Compliance today depends on system design, not intent.
No Change in Limits
- ₹2,000 per cash donation
- ₹2,00,000 per person per day (receipts)
- ₹10,000 per person per day (payments)
There is no change in thresholds under the Income-tax Act, 2025.
However, enforcement has strengthened through:
- data analytics
- system-based validation
- AI-driven scrutiny
The law remains the same. Enforcement does not.
Three Non-Negotiable Triggers
- High-value cash donations must be avoided
- Aggregation per donor must be controlled
- Cash payments must remain minimal
These are not limits to track—they are limits to build your system around.
What Well-Managed Institutions Do
- Donation boxes handle only small offerings
- Larger contributions are routed through banking channels
- Cash payments are restricted and documented
They do not eliminate cash—they discipline it.
Minimum Compliance System
- Accept only small-value cash
- Shift higher donations to non-cash immediately
- Segregate funds (donation / pranami / langar / project)

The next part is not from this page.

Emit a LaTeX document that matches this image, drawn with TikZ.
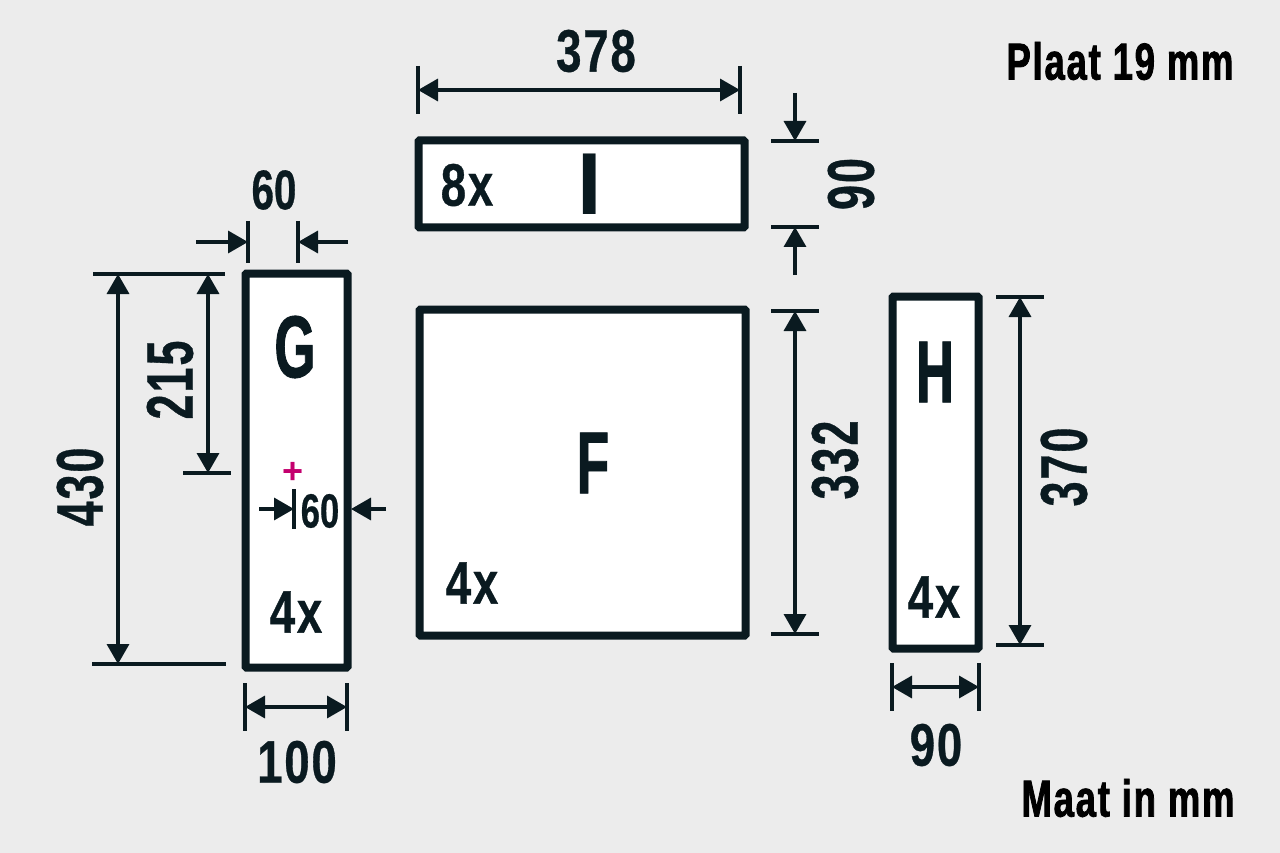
\documentclass[tikz,border=0pt]{standalone}
\usepackage{fontspec}
\usetikzlibrary{arrows.meta}
\newfontfamily\dimfont[FakeStretch=0.76,LetterSpace=3,FakeBold=0.5]{Liberation Sans}
\newfontfamily\rotfont[FakeStretch=0.68,LetterSpace=3,FakeBold=0.5]{Liberation Sans}
\newfontfamily\smallfont[FakeStretch=0.72,FakeBold=0.5]{Liberation Sans}
\newfontfamily\bigfont[FakeStretch=0.6,FakeBold=1]{Liberation Sans}
\newfontfamily\titlefont[FakeStretch=0.7,LetterSpace=3.5,FakeBold=1.5]{Liberation Sans}
\newfontfamily\markfont{Liberation Sans}
\definecolor{ink}{HTML}{0A1A20}
\definecolor{paper}{HTML}{ECECEC}
\definecolor{mark}{HTML}{C4006E}
\tikzset{
  plate/.style={draw=ink, fill=white, line width=8pt, rounded corners=1pt, inner sep=0pt},
  dimline/.style={draw=ink, line width=3.5pt, -{Triangle[width=22pt,length=20pt]}},
  dimboth/.style={draw=ink, line width=3.5pt, {Triangle[width=22pt,length=20pt]}-{Triangle[width=22pt,length=20pt]}},
  dimtick/.style={draw=ink, line width=3.5pt},
  dimtext/.style={text=ink, font=\dimfont\bfseries\fontsize{60}{60}\selectfont, inner sep=0pt},
  rottext/.style={text=ink, rotate=90, font=\rotfont\bfseries\fontsize{66}{66}\selectfont, inner sep=0pt},
  smalltext/.style={text=ink, font=\smallfont\bfseries\fontsize{56}{56}\selectfont, inner sep=0pt},
  bigtext/.style={text=ink, font=\bigfont\bfseries\fontsize{88}{88}\selectfont, inner sep=0pt},
  titletext/.style={text=black, font=\titlefont\bfseries\fontsize{52}{52}\selectfont, inner sep=0pt}
}
\begin{document}
\begin{tikzpicture}[x=1pt, y=-1pt]
  % background
  \fill [paper] (0, 0) rectangle (1280, 853);

  % plates
  \node [plate, minimum width=326pt, minimum height=87pt] (plateI) at (581.5, 184) {};
  \node [plate, minimum width=326pt, minimum height=326pt] (plateF) at (582.5, 472.5) {};
  \node [plate, minimum width=102pt, minimum height=394pt] (plateG) at (296.5, 470.5) {};
  \node [plate, minimum width=86pt, minimum height=352pt] (plateH) at (935.5, 472.5) {};

  % vertical ticks
  \foreach \name/\x/\y/\len in {a/418/90/24, b/740/90/24, c/248/242/21, d/298/242/21,
      e/245/707/24, f/347/707/24, g/892/687/24, h/979/687/24, i/294/509/20} {
    \coordinate (\name) at (\x, \y);
    \draw [dimtick] (\name) ++(0, -\len) -- ++(0, 2*\len);
  }

  % horizontal ticks
  \foreach \name/\x/\y/\len in {j/795/141/24, k/795/227/24, l/795/311/24, m/795/634/24,
      n/1020/297/24, o/1020/645/24, p/159/274/66, q/159/664/67, r/207/473/24} {
    \coordinate (\name) at (\x, \y);
    \draw [dimtick] (\name) ++(-\len, 0) -- ++(2*\len, 0);
  }

  % free ends of the single arrows
  \coordinate (cStart) at (196, 242);
  \coordinate (dStart) at (348, 242);
  \coordinate (jStart) at (795, 93);
  \coordinate (kStart) at (795, 275);
  \coordinate (iStart) at (259, 509);
  \coordinate (gRight) at (351, 509);
  \coordinate (gStart) at (386, 509);
  \coordinate (pBase) at (118, 274);
  \coordinate (qBase) at (118, 664);
  \coordinate (rTop) at (208, 274);
  \coordinate (rBase) at (208, 473);

  % dimension arrows
  \draw [dimboth] (a) -- (b);
  \draw [dimline] (jStart) -- (j);
  \draw [dimline] (kStart) -- (k);
  \draw [dimline] (cStart) -- (c);
  \draw [dimline] (dStart) -- (d);
  \draw [dimboth] (pBase) -- (qBase);
  \draw [dimboth] (rTop) -- (rBase);
  \draw [dimline] (iStart) -- (i);
  \draw [dimline] (gStart) -- (gRight);
  \draw [dimboth] (e) -- (f);
  \draw [dimboth] (l) -- (m);
  \draw [dimboth] (n) -- (o);
  \draw [dimboth] (g) -- (h);

  % dimension labels
  \node [dimtext] (w378) at (596, 51) {378};
  \node [rottext] (h90) at (851, 184) {90};
  \node [smalltext] (w60top) at (274, 190) {60};
  \node [rottext] (h430) at (80, 487) {430};
  \node [rottext] (h215) at (170, 380) {215};
  \node [smalltext, font=\smallfont\bfseries\fontsize{48}{48}\selectfont] (w60in) at (320, 511) {60};
  \node [dimtext] (w100) at (297, 762) {100};
  \node [rottext] (h332) at (835, 460) {332};
  \node [rottext] (h370) at (1064, 467) {370};
  \node [dimtext] (w90) at (936, 745) {90};

  % plate letters
  \node [bigtext, font=\markfont\bfseries\fontsize{88}{88}\selectfont] (nameI) at (590, 184) {I};
  \node [bigtext] (nameF) at (593, 463) {F};
  \node [bigtext] (nameG) at (295, 347) {G};
  \node [bigtext] (nameH) at (935, 372) {H};
  \node [dimtext] (countI) at (467, 185) {8x};
  \node [dimtext] (countF) at (472, 583) {4x};
  \node [dimtext] (countG) at (296, 612) {4x};
  \node [dimtext] (countH) at (934, 597) {4x};

  % centre mark
  \node [text=mark, font=\markfont\bfseries\fontsize{36}{36}\selectfont, inner sep=0pt] (centre) at (293.5, 473) {+};

  % titles
  \node [titletext] (plaat) at (1120, 61) {Plaat 19 mm};
  \node [titletext] (maat) at (1128, 798) {Maat in mm};
\end{tikzpicture}
\end{document}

- Record and deposit donation box collections properly
- Restrict cash payments to petty expenses only
Professional Recommendations
- Treat thresholds as hard operational caps
- Build controls at the point of transaction
- Avoid idle cash—deposit and utilise timely
- Maintain consistent documentation
- Conduct periodic internal reviews
Red Flags
- Large cash donations
- High or frequent cash payments
- Absence of donation box records
- Mixing of funds
- Unexplained cash balances
Conclusion
The shift is clear:
From recording transactions → to controlling transactions
Thresholds didn’t change. Surveillance did.
If your system allows a breach, your compliance is already at risk.